* Short task
Which lines in the material below contain the word "this"? Copy each of them.

* Available records
┏━━

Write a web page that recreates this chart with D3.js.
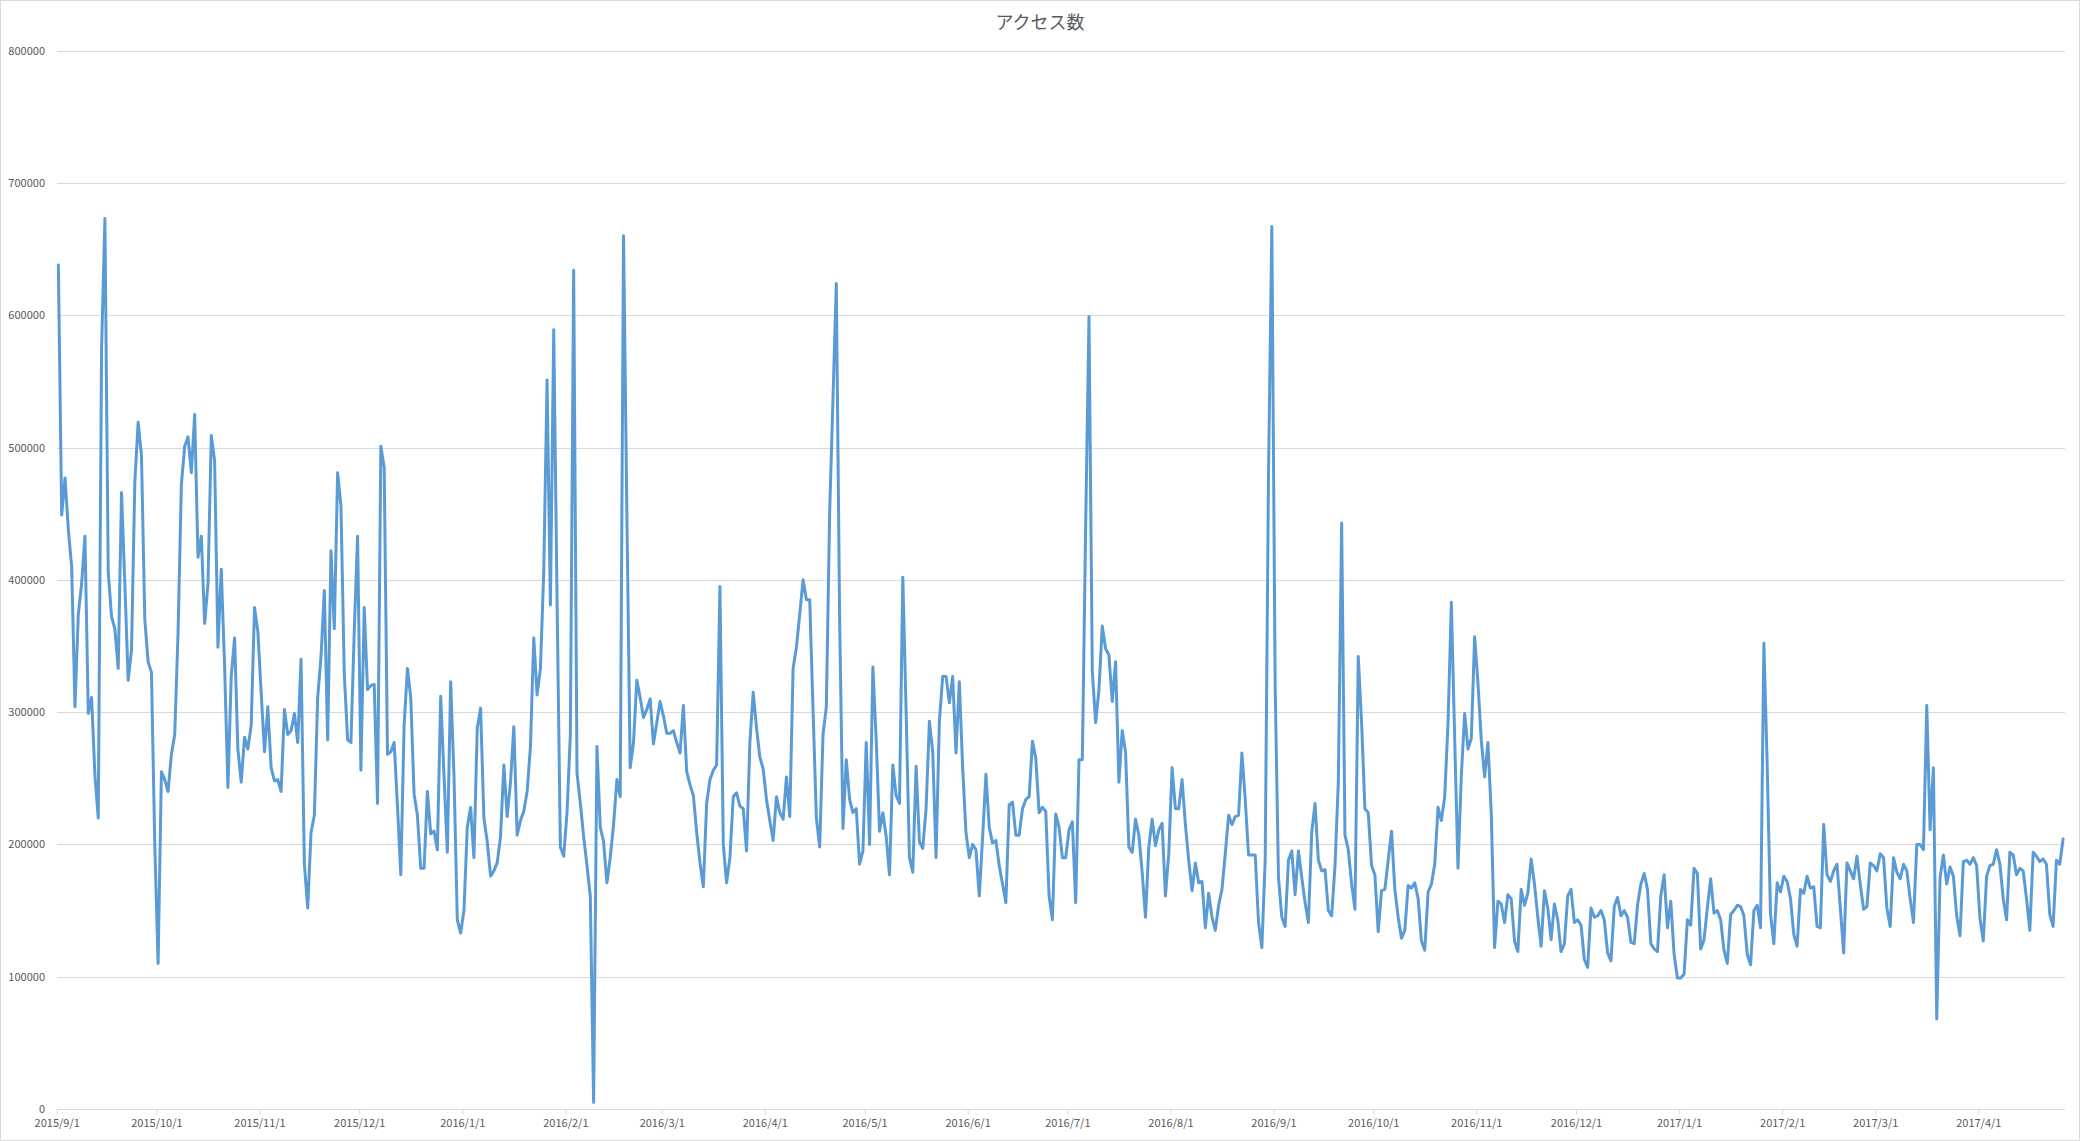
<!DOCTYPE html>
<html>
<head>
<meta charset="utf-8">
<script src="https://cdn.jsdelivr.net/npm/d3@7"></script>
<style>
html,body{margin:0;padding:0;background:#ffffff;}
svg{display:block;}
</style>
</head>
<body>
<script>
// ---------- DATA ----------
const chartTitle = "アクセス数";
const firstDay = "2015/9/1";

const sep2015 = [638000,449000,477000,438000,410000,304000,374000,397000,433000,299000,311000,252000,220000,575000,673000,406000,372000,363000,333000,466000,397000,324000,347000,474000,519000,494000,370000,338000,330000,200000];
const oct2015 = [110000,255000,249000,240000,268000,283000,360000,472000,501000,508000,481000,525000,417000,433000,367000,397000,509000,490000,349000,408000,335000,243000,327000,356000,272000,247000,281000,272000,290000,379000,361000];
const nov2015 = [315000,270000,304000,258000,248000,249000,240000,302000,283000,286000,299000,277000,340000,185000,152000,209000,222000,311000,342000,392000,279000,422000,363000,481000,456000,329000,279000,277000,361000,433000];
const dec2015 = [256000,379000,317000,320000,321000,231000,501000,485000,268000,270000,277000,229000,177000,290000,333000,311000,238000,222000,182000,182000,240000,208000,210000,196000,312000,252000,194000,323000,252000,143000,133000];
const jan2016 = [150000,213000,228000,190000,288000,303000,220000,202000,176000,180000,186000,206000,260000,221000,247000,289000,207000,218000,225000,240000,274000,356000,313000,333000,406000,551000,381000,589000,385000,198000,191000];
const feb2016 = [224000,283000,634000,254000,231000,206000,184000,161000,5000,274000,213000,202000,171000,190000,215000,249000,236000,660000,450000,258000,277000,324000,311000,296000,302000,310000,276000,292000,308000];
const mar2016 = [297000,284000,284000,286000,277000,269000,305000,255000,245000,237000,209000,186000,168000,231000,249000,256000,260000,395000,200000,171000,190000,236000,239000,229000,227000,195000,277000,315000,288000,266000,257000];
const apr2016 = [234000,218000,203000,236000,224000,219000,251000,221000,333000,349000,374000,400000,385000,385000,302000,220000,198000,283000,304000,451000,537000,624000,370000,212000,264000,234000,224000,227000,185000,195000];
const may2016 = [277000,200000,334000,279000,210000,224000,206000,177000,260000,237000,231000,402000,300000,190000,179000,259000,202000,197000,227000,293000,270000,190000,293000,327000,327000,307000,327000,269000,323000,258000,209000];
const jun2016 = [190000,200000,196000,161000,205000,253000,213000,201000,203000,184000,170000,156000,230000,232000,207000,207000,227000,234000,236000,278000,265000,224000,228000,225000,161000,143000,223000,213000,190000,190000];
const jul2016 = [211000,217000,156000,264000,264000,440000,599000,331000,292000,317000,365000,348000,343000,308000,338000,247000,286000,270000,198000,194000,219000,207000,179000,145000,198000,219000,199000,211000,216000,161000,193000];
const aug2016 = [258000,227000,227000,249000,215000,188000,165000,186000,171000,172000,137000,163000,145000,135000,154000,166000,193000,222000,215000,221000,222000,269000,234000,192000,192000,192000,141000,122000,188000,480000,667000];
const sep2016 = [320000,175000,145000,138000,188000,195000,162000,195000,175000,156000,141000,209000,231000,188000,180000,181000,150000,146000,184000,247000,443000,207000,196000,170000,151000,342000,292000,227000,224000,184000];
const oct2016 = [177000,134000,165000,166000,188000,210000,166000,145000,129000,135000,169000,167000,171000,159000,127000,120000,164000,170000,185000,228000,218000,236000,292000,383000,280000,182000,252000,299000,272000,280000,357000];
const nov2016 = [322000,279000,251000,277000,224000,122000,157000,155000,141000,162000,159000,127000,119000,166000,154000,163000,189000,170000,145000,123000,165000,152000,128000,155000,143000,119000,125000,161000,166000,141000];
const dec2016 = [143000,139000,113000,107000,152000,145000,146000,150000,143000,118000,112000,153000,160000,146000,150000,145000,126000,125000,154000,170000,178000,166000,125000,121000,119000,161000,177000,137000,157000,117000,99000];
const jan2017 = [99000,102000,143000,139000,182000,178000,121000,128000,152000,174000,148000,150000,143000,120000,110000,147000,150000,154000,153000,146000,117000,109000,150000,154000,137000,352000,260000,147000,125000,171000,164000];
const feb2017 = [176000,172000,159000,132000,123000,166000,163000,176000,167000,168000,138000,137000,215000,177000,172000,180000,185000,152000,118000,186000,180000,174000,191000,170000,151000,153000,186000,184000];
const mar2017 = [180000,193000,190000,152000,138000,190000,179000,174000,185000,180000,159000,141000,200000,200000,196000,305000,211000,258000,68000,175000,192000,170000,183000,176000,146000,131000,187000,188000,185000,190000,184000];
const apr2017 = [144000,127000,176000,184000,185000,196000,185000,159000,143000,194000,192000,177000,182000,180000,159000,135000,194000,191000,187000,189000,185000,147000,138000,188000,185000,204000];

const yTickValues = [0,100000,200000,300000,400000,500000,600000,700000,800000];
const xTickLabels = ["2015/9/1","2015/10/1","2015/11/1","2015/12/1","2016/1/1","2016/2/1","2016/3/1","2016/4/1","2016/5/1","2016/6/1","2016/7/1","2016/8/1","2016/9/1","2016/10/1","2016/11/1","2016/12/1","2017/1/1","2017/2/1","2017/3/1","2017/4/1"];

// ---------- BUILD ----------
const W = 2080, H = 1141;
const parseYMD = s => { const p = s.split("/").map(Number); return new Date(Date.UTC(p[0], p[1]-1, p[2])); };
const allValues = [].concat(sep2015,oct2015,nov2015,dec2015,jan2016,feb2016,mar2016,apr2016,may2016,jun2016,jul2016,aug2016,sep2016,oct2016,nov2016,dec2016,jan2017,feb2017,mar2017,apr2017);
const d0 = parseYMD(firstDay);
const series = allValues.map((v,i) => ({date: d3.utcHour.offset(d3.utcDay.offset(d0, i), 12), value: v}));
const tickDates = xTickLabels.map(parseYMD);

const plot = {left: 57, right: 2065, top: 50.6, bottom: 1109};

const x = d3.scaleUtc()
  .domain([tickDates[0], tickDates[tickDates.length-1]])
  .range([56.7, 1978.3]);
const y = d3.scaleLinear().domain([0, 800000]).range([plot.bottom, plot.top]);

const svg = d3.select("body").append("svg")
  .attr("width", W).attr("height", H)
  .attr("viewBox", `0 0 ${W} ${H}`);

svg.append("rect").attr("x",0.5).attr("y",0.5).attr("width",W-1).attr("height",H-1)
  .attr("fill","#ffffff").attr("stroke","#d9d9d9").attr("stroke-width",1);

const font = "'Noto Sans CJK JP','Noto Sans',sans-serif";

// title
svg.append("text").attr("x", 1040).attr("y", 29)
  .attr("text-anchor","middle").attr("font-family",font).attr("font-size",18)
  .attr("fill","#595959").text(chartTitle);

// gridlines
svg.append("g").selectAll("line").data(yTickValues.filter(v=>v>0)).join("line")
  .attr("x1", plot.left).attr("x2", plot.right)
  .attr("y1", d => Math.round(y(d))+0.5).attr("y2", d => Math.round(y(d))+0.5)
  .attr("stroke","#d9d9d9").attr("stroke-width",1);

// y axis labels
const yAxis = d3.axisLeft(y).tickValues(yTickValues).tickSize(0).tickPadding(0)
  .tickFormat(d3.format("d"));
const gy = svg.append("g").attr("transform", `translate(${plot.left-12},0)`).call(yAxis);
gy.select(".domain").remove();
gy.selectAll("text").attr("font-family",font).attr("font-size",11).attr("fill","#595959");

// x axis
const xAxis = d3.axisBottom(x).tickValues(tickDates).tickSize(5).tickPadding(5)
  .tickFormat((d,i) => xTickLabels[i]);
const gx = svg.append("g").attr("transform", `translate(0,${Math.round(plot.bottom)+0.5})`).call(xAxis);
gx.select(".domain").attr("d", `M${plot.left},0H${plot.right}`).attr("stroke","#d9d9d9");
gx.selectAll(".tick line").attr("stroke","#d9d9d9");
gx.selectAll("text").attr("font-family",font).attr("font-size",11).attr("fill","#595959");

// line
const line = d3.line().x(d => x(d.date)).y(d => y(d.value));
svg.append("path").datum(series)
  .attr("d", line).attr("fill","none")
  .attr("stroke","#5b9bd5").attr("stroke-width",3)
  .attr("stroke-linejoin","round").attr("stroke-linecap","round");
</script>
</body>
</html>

┗━━
┏━━

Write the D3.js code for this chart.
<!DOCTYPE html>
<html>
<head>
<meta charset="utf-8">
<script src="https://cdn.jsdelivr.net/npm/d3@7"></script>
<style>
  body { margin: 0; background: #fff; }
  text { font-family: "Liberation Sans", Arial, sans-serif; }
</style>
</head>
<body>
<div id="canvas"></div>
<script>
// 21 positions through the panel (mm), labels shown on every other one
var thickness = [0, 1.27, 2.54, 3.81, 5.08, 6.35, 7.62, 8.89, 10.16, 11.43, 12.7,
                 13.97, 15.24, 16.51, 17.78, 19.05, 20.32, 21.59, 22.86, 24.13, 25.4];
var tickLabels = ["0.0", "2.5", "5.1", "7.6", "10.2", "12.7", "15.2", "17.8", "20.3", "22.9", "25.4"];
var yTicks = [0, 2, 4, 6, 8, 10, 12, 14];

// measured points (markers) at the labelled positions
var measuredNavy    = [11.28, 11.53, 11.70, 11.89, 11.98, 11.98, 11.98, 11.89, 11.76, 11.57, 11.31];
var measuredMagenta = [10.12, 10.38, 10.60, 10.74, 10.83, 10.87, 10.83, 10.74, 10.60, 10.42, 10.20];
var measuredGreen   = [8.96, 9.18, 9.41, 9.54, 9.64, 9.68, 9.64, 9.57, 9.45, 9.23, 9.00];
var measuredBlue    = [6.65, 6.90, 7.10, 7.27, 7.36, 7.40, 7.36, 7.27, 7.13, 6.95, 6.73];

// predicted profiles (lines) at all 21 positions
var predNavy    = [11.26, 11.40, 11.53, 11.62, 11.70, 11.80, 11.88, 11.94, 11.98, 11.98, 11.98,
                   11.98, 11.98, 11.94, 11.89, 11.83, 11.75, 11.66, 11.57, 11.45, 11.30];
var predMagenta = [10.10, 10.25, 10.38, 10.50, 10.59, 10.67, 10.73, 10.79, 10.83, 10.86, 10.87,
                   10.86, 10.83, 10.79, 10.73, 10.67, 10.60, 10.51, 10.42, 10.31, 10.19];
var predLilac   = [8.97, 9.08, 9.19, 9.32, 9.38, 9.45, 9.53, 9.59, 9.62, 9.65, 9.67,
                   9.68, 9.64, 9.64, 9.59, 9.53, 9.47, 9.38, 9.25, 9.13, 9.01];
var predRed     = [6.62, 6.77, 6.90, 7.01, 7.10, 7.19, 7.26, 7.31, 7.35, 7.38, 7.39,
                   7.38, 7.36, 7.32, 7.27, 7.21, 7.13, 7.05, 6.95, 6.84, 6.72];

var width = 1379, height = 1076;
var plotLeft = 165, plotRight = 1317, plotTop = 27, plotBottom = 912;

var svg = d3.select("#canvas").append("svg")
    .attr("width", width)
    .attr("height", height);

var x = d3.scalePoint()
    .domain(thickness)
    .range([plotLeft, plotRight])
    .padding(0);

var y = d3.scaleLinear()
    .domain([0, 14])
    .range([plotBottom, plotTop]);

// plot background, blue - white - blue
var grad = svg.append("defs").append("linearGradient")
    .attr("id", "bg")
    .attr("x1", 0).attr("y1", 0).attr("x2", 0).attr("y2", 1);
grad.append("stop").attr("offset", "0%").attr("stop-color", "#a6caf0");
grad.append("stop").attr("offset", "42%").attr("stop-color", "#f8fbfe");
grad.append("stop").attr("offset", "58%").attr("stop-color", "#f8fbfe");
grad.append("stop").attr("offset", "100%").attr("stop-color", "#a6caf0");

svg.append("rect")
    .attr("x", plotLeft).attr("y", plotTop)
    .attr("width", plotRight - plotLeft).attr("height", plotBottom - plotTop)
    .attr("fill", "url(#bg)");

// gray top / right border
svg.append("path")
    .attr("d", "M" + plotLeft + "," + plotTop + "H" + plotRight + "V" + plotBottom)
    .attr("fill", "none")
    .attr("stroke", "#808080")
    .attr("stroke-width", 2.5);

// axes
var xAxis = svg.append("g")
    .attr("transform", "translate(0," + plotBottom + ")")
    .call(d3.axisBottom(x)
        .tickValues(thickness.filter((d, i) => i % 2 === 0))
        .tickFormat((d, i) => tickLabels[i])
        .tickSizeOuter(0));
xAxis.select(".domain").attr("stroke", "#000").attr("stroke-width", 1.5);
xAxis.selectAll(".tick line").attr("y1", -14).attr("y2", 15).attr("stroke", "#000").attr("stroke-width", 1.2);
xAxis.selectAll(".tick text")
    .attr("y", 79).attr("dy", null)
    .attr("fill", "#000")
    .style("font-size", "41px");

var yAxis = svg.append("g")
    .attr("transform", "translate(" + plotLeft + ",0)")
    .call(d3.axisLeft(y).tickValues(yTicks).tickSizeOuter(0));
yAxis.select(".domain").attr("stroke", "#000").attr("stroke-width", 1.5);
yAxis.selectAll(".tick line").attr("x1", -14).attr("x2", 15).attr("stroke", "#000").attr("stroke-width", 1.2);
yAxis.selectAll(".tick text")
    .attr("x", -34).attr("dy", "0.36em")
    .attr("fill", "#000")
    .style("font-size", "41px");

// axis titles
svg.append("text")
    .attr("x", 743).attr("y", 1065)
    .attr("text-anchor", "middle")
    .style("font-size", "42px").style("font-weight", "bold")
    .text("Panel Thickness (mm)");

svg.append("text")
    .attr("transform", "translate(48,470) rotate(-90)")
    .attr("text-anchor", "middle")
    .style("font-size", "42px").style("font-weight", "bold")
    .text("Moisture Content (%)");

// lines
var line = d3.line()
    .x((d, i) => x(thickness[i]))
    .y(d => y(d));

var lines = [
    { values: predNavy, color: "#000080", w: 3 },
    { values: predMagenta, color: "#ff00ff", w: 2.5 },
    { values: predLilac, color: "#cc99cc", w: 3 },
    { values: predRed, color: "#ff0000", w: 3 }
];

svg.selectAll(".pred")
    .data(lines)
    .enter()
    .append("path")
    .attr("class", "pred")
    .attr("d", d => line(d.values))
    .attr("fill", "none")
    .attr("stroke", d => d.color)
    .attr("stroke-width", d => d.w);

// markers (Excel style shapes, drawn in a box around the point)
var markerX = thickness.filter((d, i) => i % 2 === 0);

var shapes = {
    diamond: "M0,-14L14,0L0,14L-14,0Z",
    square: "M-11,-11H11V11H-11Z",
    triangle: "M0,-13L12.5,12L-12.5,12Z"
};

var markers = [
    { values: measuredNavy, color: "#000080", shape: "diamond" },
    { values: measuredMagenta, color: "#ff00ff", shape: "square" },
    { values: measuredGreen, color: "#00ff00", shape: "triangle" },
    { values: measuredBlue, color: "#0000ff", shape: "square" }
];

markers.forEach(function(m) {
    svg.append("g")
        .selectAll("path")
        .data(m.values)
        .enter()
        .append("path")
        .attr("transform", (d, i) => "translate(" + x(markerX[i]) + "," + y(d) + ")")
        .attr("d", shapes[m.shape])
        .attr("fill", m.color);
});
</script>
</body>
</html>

┗━━
┏━━

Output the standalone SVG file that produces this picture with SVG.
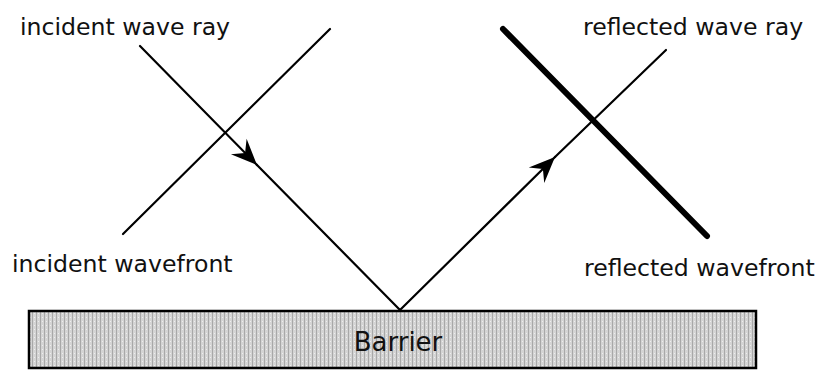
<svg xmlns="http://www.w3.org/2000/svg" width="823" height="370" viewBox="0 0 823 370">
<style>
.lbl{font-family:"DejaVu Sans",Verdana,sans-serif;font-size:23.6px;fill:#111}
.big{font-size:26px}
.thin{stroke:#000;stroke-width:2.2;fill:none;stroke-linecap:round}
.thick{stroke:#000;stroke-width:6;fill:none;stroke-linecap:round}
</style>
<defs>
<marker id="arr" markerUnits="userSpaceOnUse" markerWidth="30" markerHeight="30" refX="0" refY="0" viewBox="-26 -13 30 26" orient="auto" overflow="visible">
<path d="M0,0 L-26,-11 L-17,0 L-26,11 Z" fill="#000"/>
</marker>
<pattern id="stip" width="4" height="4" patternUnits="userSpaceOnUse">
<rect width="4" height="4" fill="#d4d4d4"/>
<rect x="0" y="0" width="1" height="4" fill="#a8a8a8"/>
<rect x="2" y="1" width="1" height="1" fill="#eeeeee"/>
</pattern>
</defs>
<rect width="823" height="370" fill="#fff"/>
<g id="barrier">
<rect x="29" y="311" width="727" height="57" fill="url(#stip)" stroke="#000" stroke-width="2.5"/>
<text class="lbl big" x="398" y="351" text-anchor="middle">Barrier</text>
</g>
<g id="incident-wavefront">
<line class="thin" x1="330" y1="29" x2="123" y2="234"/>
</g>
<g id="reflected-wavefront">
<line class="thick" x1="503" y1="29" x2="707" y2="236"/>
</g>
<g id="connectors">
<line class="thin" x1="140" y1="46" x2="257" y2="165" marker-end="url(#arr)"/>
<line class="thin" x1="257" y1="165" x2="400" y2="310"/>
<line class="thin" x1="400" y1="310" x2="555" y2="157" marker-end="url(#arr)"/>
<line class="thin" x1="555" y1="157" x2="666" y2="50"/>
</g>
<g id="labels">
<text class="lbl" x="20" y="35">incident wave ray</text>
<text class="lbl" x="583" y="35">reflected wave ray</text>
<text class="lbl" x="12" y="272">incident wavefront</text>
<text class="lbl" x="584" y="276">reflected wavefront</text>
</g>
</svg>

┗━━

* Problem solution
Write a web page that recreates this chart with D3.js.
Write the D3.js code for this chart.
Output the standalone SVG file that produces this picture with SVG.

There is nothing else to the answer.